Znalazł niemowlę na śmietniku
Od momentu, gdy Jimmi Amisial znalazł na śmietniku niemowlę, minęło 5 lat. W 2017 roku jako student uczący się w Teksasie, postanowił odwiedzić rodzinę na Haiti. Nie spodziewał się, że spacer po rodzinnym mieście całkowicie zmieni jego życie.
W czasie pobytu na wyspie postanowił odwiedzić sierociniec, w którym był wolontariuszem jako nastolatek. Po drodze zauważył grupkę przechodniów, którzy zgromadzili się niedaleko śmietników. Gdy tam podszedł, ujrzał około 4-miesięczne nagie niemowlę leżące w śmietniku.
Bez chwili namysłu zabrał je ze sobą i wraz z mamą zaopiekowali się chłopcem. Ubrali go, zapewnili mu opiekę medyczną. Sprawę zgłosili również na policję, jednak służby do dzisiaj nie odnalazły biologicznych rodziców dziecka.
Wtedy też sąd zaproponował Jimmiemu, by dalej opiekował się maluchem. Nie była to łatwa decyzja dla 22-letniego wtedy chłopaka. Dziś mówi, że nie żałuje swojej decyzji i cieszy się, że mógł uratować życie Emilio – bo tak dał dziecku na imię.

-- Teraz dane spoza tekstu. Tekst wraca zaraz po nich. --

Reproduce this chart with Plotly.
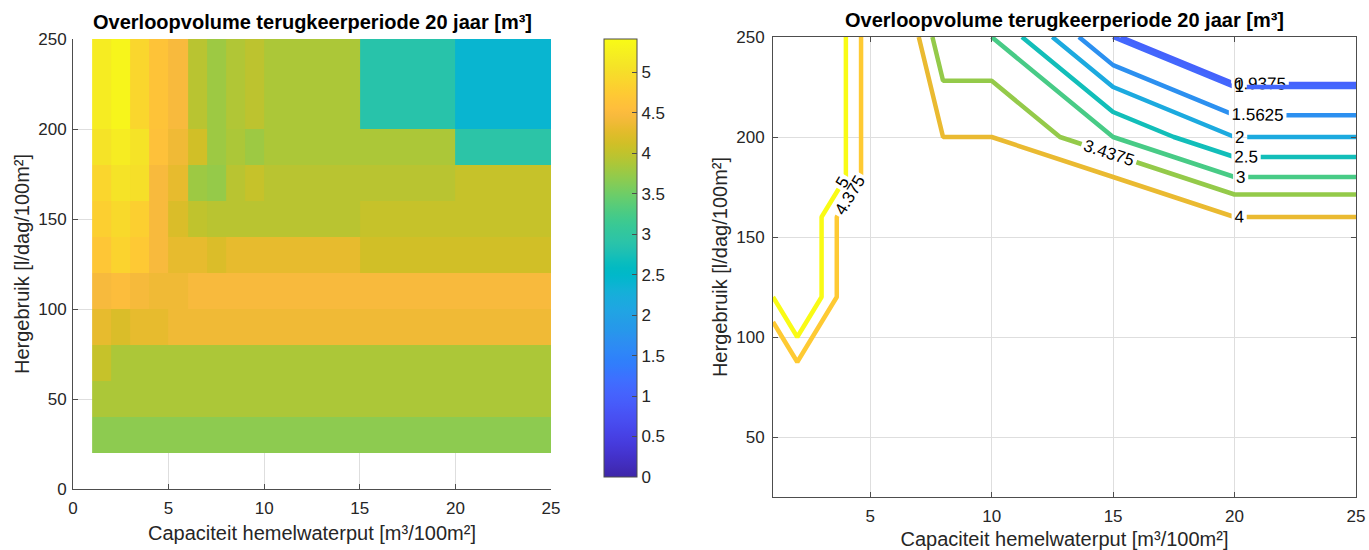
import numpy as np
import plotly.graph_objects as go

# Grid: tank capacity (x) and daily reuse (y)
capaciteit = [1, 2, 3, 4, 5, 6, 7, 8, 9, 10, 15, 20, 25]
hergebruik = [20, 40, 60, 80, 100, 120, 140, 160, 180, 200, 250]

# Overflow volume per grid point (rows: hergebruik, columns: capaciteit)
overloop = np.array([
    [3.68, 3.68, 3.68, 3.68, 3.68, 3.68, 3.68, 3.68, 3.68, 3.68, 3.68, 3.68, 3.68],
    [3.87, 3.87, 3.87, 3.87, 3.87, 3.87, 3.87, 3.87, 3.87, 3.87, 3.87, 3.87, 3.87],
    [4.04, 3.87, 3.87, 3.87, 3.87, 3.87, 3.87, 3.87, 3.87, 3.87, 3.87, 3.87, 3.87],
    [4.30, 4.19, 4.30, 4.30, 4.38, 4.38, 4.38, 4.38, 4.38, 4.38, 4.38, 4.38, 4.38],
    [4.46, 4.52, 4.44, 4.38, 4.38, 4.47, 4.47, 4.47, 4.47, 4.47, 4.47, 4.47, 4.47],
    [4.68, 4.86, 4.72, 4.47, 4.30, 4.30, 4.20, 4.30, 4.30, 4.30, 4.12, 4.12, 4.12],
    [4.81, 4.94, 4.81, 4.47, 4.19, 4.00, 3.95, 3.95, 3.95, 3.95, 4.04, 4.04, 4.04],
    [4.90, 5.07, 5.02, 4.47, 4.30, 3.78, 3.73, 3.95, 4.04, 3.95, 3.95, 4.04, 4.04],
    [5.07, 5.20, 5.07, 4.60, 4.38, 4.12, 3.78, 3.87, 3.78, 3.87, 3.87, 2.92, 2.92],
    [5.20, 5.33, 4.90, 4.64, 4.47, 3.95, 3.78, 3.90, 3.98, 3.87, 2.88, 2.40, 2.40],
    [5.30, 5.41, 5.20, 4.75, 4.30, 3.90, 3.80, 3.20, 3.10, 3.00, 1.20, 0.10, 0.00],
])

contour_levels = [0.9375, 1, 1.5625, 2, 2.5, 3, 3.4375, 4, 4.375, 5]

x_ticks = [0, 5, 10, 15, 20, 25]
y_ticks = [0, 50, 100, 150, 200, 250]
cbar_ticks = [0, 0.5, 1, 1.5, 2, 2.5, 3, 3.5, 4, 4.5, 5]

titel = "Overloopvolume terugkeerperiode 20 jaar [m³]"
x_label = "Capaciteit hemelwaterput [m³/100m²]"
y_label = "Hergebruik [l/dag/100m²]"

# parula colormap (64 entries)
PARULA = [
    (0.2422, 0.1504, 0.6603), (0.2504, 0.1650, 0.7076), (0.2578, 0.1818, 0.7511), (0.2647, 0.1978, 0.7952),
    (0.2706, 0.2147, 0.8364), (0.2751, 0.2342, 0.8710), (0.2783, 0.2559, 0.8991), (0.2803, 0.2782, 0.9221),
    (0.2813, 0.3006, 0.9414), (0.2810, 0.3228, 0.9579), (0.2795, 0.3447, 0.9717), (0.2760, 0.3667, 0.9829),
    (0.2699, 0.3892, 0.9906), (0.2602, 0.4123, 0.9952), (0.2440, 0.4358, 0.9988), (0.2206, 0.4603, 0.9973),
    (0.1963, 0.4847, 0.9892), (0.1834, 0.5074, 0.9798), (0.1786, 0.5289, 0.9682), (0.1764, 0.5499, 0.9520),
    (0.1687, 0.5703, 0.9359), (0.1540, 0.5902, 0.9218), (0.1460, 0.6091, 0.9079), (0.1380, 0.6276, 0.8973),
    (0.1248, 0.6459, 0.8883), (0.1113, 0.6635, 0.8763), (0.0952, 0.6798, 0.8598), (0.0689, 0.6948, 0.8394),
    (0.0297, 0.7082, 0.8163), (0.0036, 0.7203, 0.7917), (0.0067, 0.7312, 0.7660), (0.0433, 0.7411, 0.7394),
    (0.0964, 0.7500, 0.7120), (0.1408, 0.7584, 0.6842), (0.1717, 0.7670, 0.6554), (0.1938, 0.7758, 0.6251),
    (0.2161, 0.7843, 0.5923), (0.2470, 0.7918, 0.5567), (0.2906, 0.7973, 0.5188), (0.3406, 0.8008, 0.4789),
    (0.3909, 0.8029, 0.4354), (0.4456, 0.8024, 0.3909), (0.5044, 0.7993, 0.3480), (0.5616, 0.7942, 0.3045),
    (0.6174, 0.7876, 0.2612), (0.6720, 0.7793, 0.2227), (0.7242, 0.7698, 0.1910), (0.7738, 0.7598, 0.1646),
    (0.8203, 0.7498, 0.1535), (0.8634, 0.7406, 0.1596), (0.9035, 0.7330, 0.1774), (0.9393, 0.7288, 0.2100),
    (0.9728, 0.7298, 0.2394), (0.9956, 0.7434, 0.2371), (0.9970, 0.7659, 0.2199), (0.9952, 0.7893, 0.2028),
    (0.9892, 0.8136, 0.1885), (0.9786, 0.8386, 0.1766), (0.9676, 0.8639, 0.1643), (0.9610, 0.8890, 0.1537),
    (0.9597, 0.9135, 0.1423), (0.9628, 0.9373, 0.1265), (0.9691, 0.9606, 0.1064), (0.9769, 0.9839, 0.0805),
]


def rgb(c):
    return "rgb({:d},{:d},{:d})".format(*[int(round(v * 255)) for v in c])


def parula_at(t):
    t = min(max(t, 0.0), 1.0) * (len(PARULA) - 1)
    i = int(np.floor(t))
    j = min(i + 1, len(PARULA) - 1)
    f = t - i
    return rgb([a + (b - a) * f for a, b in zip(PARULA[i], PARULA[j])])


parula_scale = [[k / (len(PARULA) - 1), rgb(c)] for k, c in enumerate(PARULA)]

W, H = 1369, 550
FONT = "Liberation Sans, Arial, Helvetica, sans-serif"
AXIS_COLOR = "#4d4d4d"
GRID_COLOR = "#dedede"
TICK_SIZE = 17
LABEL_SIZE = 20
TITLE_SIZE = 20

fig = go.Figure()

# Left: cell plot, each cell coloured by its lower-left grid value
fig.add_trace(go.Heatmap(
    x=capaciteit, y=hergebruik, z=overloop[:-1, :-1],
    colorscale=parula_scale, zmin=overloop.min(), zmax=overloop.max(),
    xaxis="x", yaxis="y", hoverinfo="skip",
    colorbar=dict(
        x=604 / W, xanchor="left", xpad=0, y=(H - 477) / H, yanchor="bottom", ypad=0,
        len=(477 - 39) / H, lenmode="fraction", thickness=33,
        tickvals=cbar_ticks, ticks="inside", ticklen=5, tickcolor=AXIS_COLOR,
        outlinecolor=AXIS_COLOR, outlinewidth=1,
        tickfont=dict(family=FONT, size=TICK_SIZE, color="#262626"),
    ),
))

# Right: contour lines of the rounded volumes
afgerond = np.round(overloop)
zmin_c, zmax_c = afgerond.min(), afgerond.max()
for lvl in contour_levels:
    # integer levels coincide with grid values; nudge so those points count as inside
    v = lvl - 1e-9 if float(lvl).is_integer() else lvl
    kleur = parula_at((lvl - zmin_c) / (zmax_c - zmin_c))
    fig.add_trace(go.Contour(
        x=capaciteit, y=hergebruik, z=afgerond,
        autocontour=False,
        contours=dict(start=v, end=v, size=1, coloring="lines", showlabels=True,
                      labelfont=dict(family=FONT, size=17, color="black"),
                      labelformat=".5~g"),
        colorscale=[[0, kleur], [1, kleur]], showscale=False,
        line=dict(width=4.5, smoothing=0),
        xaxis="x2", yaxis="y2", hoverinfo="skip",
    ))

tickfont = dict(family=FONT, size=TICK_SIZE, color="#262626")
labelfont = dict(family=FONT, size=LABEL_SIZE, color="#262626")

common = dict(showgrid=True, gridcolor=GRID_COLOR, gridwidth=1, zeroline=False,
              showline=True, linecolor=AXIS_COLOR, linewidth=1, automargin=False,
              ticks="inside", ticklen=5, tickcolor=AXIS_COLOR, tickfont=tickfont)

fig.update_layout(
    width=W, height=H,
    margin=dict(l=0, r=0, t=0, b=0),
    paper_bgcolor="white", plot_bgcolor="white",
    showlegend=False,
    font=dict(family=FONT, color="#262626"),
    xaxis=dict(domain=[73 / W, 551 / W], range=[0, 25], tickvals=x_ticks,
               anchor="y", ticklabelstandoff=4,
               title=dict(text=x_label, font=labelfont, standoff=8), **common),
    yaxis=dict(domain=[(H - 489) / H, (H - 39) / H], range=[0, 250], tickvals=y_ticks,
               anchor="x", ticklabelstandoff=2,
               title=dict(text=y_label, font=labelfont, standoff=3), **common),
    xaxis2=dict(domain=[773 / W, 1356 / W], range=[1, 25], tickvals=x_ticks[1:],
                anchor="y2", mirror="ticks", ticklabelstandoff=4,
                title=dict(text=x_label, font=labelfont, standoff=8), **common),
    yaxis2=dict(domain=[(H - 497) / H, (H - 37) / H], range=[20, 250], tickvals=y_ticks[1:],
                anchor="x2", mirror="ticks", ticklabelstandoff=4,
                title=dict(text=y_label, font=labelfont, standoff=3), **common),
    annotations=[
        dict(text="<b>" + titel + "</b>", xref="paper", yref="paper",
             x=(73 + 551) / 2 / W, y=(H - 39) / H, xanchor="center", yanchor="bottom",
             yshift=4, showarrow=False, font=dict(family=FONT, size=TITLE_SIZE, color="black")),
        dict(text="<b>" + titel + "</b>", xref="paper", yref="paper",
             x=(773 + 1356) / 2 / W, y=(H - 37) / H, xanchor="center", yanchor="bottom",
             yshift=4, showarrow=False, font=dict(family=FONT, size=TITLE_SIZE, color="black")),
    ],
)

fig.write_html("out.html")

Chce adoptować znalezione dziecko
Amisial ostatnie 5 lat dzielił pomiędzy uczelnią a domem, gdzie wraz z mamą opiekował się chłopcem. Dziś chce formalnie adoptować małego Emilio, by zostać jego tatą również w świetle prawa. Jednak jest to bardzo kosztowne. By tego dokonać, potrzebuje 30 tys. dolarów.
Gdy tylko Jimmi wraz z najbliższymi uzbierają potrzebną kwotę, mały Emilio będzie oficjalnie jego synem.